Historiens et écrivains face à la guerre

Avec Elizabeth Speller, Alan Hollinghurst, Marc Dugain, Pierre Schoentjes
Animé par Hubert Artus

Rude tâche, pour l’historien, de déchiffrer dans le chaos meurtrier de la Grande guerre l’ordre souterrain des raisons supposées lui donner sens. Mais « raison », encore, quand un monde pris de vertige s’autodétruit, avec une rage aveugle, jusqu’à ne plus rien laisser de lui, ni du plus intime de chacun ? Comment réduire encore cette guerre à des « conflits d’intérêts », calculs de politiques ou de marchands de canons ? Comment ne pas voir que « quelque chose d’autre » a surgi, au coeur de ce chaos, s’est emparé de tous et a tout emporté, à commencer par les calculs des fins stratèges ? « Quelque chose d’autre » a surgi dans le monde – et en soi. Espace halluciné que pressentent ou explorent artistes et écrivains, quand c’est l’homme lui-même qui devient un continent inconnu, Conrad au coeur des ténèbres, Junger, Céline, Breton résumant l’acte surréaliste le plus authentique au fait de descendre dans la rue et de tirer dans la foule au hasard.
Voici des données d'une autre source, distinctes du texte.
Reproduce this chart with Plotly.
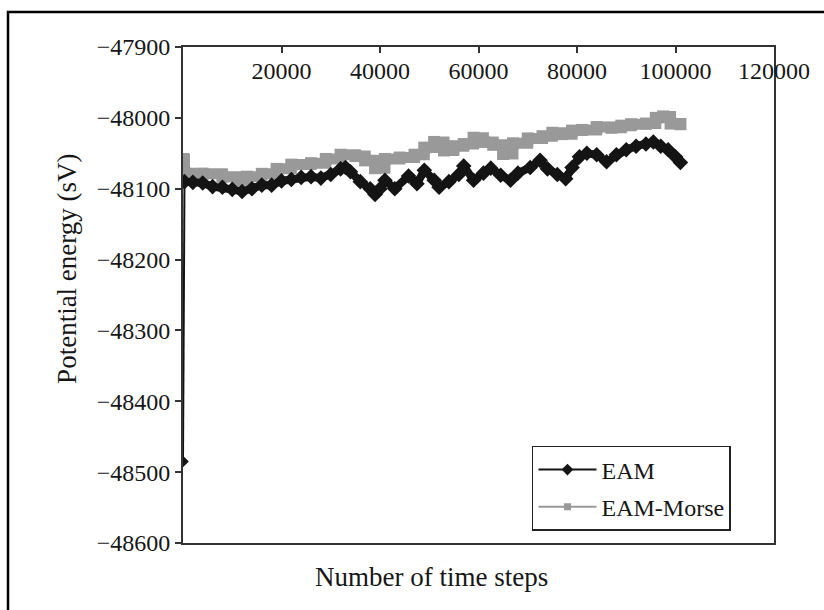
import plotly.graph_objects as go

# Potential energy versus number of time steps for two interatomic potentials
eam_steps = [0, 300, 2000, 4000, 6000, 8000, 10000, 12000, 14000, 16000, 18000,
             20000, 22000, 24000, 26000, 28000, 30000, 32000, 33000, 34000, 36000,
             38000, 39000, 40000, 41000, 43000, 45800, 47500, 49000, 51000, 52000,
             54000, 56000, 57000, 59000, 61000, 62500, 64500, 66500, 68000, 70500,
             72500, 74000, 76000, 77700, 79000, 80500, 82000, 84000, 86000, 88000,
             90000, 92000, 94000, 95500, 97000, 98500, 100000, 101000]
eam_energy = [-48485, -48090, -48091, -48092, -48097, -48098, -48101, -48104, -48100, -48095, -48095,
              -48089, -48087, -48084, -48083, -48085, -48080, -48072, -48070, -48076, -48090,
              -48100, -48108, -48100, -48088, -48100, -48082, -48093, -48074, -48088, -48098,
              -48090, -48080, -48068, -48088, -48078, -48071, -48081, -48088, -48078, -48070,
              -48060, -48072, -48080, -48086, -48070, -48055, -48050, -48052, -48062, -48052,
              -48045, -48040, -48037, -48034, -48040, -48045, -48055, -48063]

morse_steps = [0, 300, 4000, 8000, 11000, 13000, 16000, 19000, 22000, 26000, 29000,
               32000, 35000, 37000, 39000, 41000, 44000, 47000, 49000, 51000, 53000,
               55000, 57000, 59000, 61000, 63000, 65000, 67000, 70000, 73000, 75000,
               77000, 79000, 81000, 84000, 87000, 89000, 91000, 94000, 96000, 97500,
               99000, 101000]
morse_energy = [-48058, -48078, -48079, -48083, -48088, -48083, -48079, -48072, -48066, -48064, -48058,
                -48052, -48054, -48060, -48071, -48058, -48056, -48052, -48042, -48034, -48046,
                -48040, -48037, -48028, -48034, -48038, -48051, -48036, -48029, -48026, -48021,
                -48023, -48018, -48017, -48013, -48014, -48011, -48009, -48008, -48000, -47998,
                -48008, -48009]

x_ticks = [20000, 40000, 60000, 80000, 100000, 120000]
x_labels = ["20000", "40000", "60000", "80000", "100000", "120000"]
y_ticks = [-47900, -48000, -48100, -48200, -48300, -48400, -48500, -48600]
y_labels = ["\u221247900", "\u221248000", "\u221248100", "\u221248200",
            "\u221248300", "\u221248400", "\u221248500", "\u221248600"]

series_names = ["EAM", "EAM-Morse"]
BLACK = "#141414"
GREY = "#999999"
TEXT = "#161616"
FONT = "Liberation Serif"

fig = go.Figure()

# Dense, overlapping markers make each series read as a thick band
fig.add_trace(go.Scatter(
    x=morse_steps, y=morse_energy, mode="lines+markers", name=series_names[1],
    line=dict(color=GREY, width=11, shape="hv"),
    marker=dict(symbol="square", size=12, color=GREY),
    showlegend=False,
))
# Initial jump of the EAM run, drawn with a thin line
fig.add_trace(go.Scatter(
    x=eam_steps[:2], y=eam_energy[:2], mode="lines+markers", name=series_names[0],
    line=dict(color=BLACK, width=2),
    marker=dict(symbol="diamond", size=9, color=BLACK),
    showlegend=False,
))
fig.add_trace(go.Scatter(
    x=eam_steps[1:], y=eam_energy[1:], mode="lines+markers", name=series_names[0],
    line=dict(color=BLACK, width=8),
    marker=dict(symbol="diamond", size=12, color=BLACK),
    showlegend=False,
))

# Legend keys drawn with thin lines and small markers
fig.add_trace(go.Scatter(
    x=[None], y=[None], mode="lines+markers", name=series_names[0],
    line=dict(color=BLACK, width=2),
    marker=dict(symbol="diamond", size=9, color=BLACK),
    legendgroup="a",
))
fig.add_trace(go.Scatter(
    x=[None], y=[None], mode="lines+markers", name=series_names[1],
    line=dict(color=GREY, width=2),
    marker=dict(symbol="square", size=7, color=GREY),
    legendgroup="b",
))

fig.update_layout(
    width=824, height=610,
    margin=dict(l=183, r=50, t=47, b=67),
    paper_bgcolor="white", plot_bgcolor="white",
    font=dict(family=FONT, size=24, color=TEXT),
    showlegend=True,
    legend=dict(
        x=0.5905, y=0.1956, xanchor="left", yanchor="top",
        bordercolor="#222222", borderwidth=1.5, bgcolor="white",
        font=dict(family=FONT, size=24, color=TEXT),
        itemwidth=58, tracegroupgap=3,
    ),
    xaxis=dict(
        range=[0, 120000], side="top",
        tickvals=x_ticks, ticktext=x_labels,
        ticks="inside", ticklen=6, tickwidth=1.5, tickcolor="#333333",
        ticklabelposition="inside", ticklabeloverflow="allow", ticklabelstandoff=11,
        showline=True, mirror=True, linewidth=2, linecolor="#333333",
        showgrid=False, zeroline=False,
        tickfont=dict(family=FONT, size=24, color=TEXT),
    ),
    yaxis=dict(
        range=[-48600, -47900],
        tickvals=y_ticks, ticktext=y_labels,
        ticks="outside", ticklen=6, tickwidth=1.5, tickcolor="#333333",
        showline=True, mirror=True, linewidth=2, linecolor="#333333",
        showgrid=False, zeroline=False,
        tickfont=dict(family=FONT, size=24, color=TEXT),
    ),
    annotations=[
        dict(text="Number of time steps", xref="paper", yref="paper",
             x=0.42, y=-0.0685, xanchor="center", yanchor="middle", showarrow=False,
             font=dict(family=FONT, size=27, color=TEXT)),
        dict(text="Potential energy (sV)", xref="paper", yref="paper",
             x=-0.196, y=0.553, xanchor="center", yanchor="middle", showarrow=False,
             textangle=-90, font=dict(family=FONT, size=27, color=TEXT)),
    ],
    shapes=[
        dict(type="rect", xref="paper", yref="paper",
             x0=-0.2961, x1=1.095, y0=-0.3, y1=1.0706,
             line=dict(color="black", width=2.5), layer="below"),
    ],
)

fig.write_html("out.html")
Ici, plus d’ordre, secret ou explicite, de « raisons » à la guerre, plus de « raison de la guerre », mais un puits noir sans fond au coeur du monde – et au plus profond de soi. « Ce soir… j’ai vu les bords de l’humanité – j’ai aperçu le noir et le vide autour de la terre » écrit Teilhard de Chardin au front, que cite André Glucksmann en ouverture du texte de Junger, La guerre comme expérience intérieure. « Ce puits sans fond » : ici, nous sommes au coeur même des enjeux de la littérature, bien loin des postures vaines, des modes et des bavardages mondains. Où l’historien et l’écrivain se retrouvent face à face.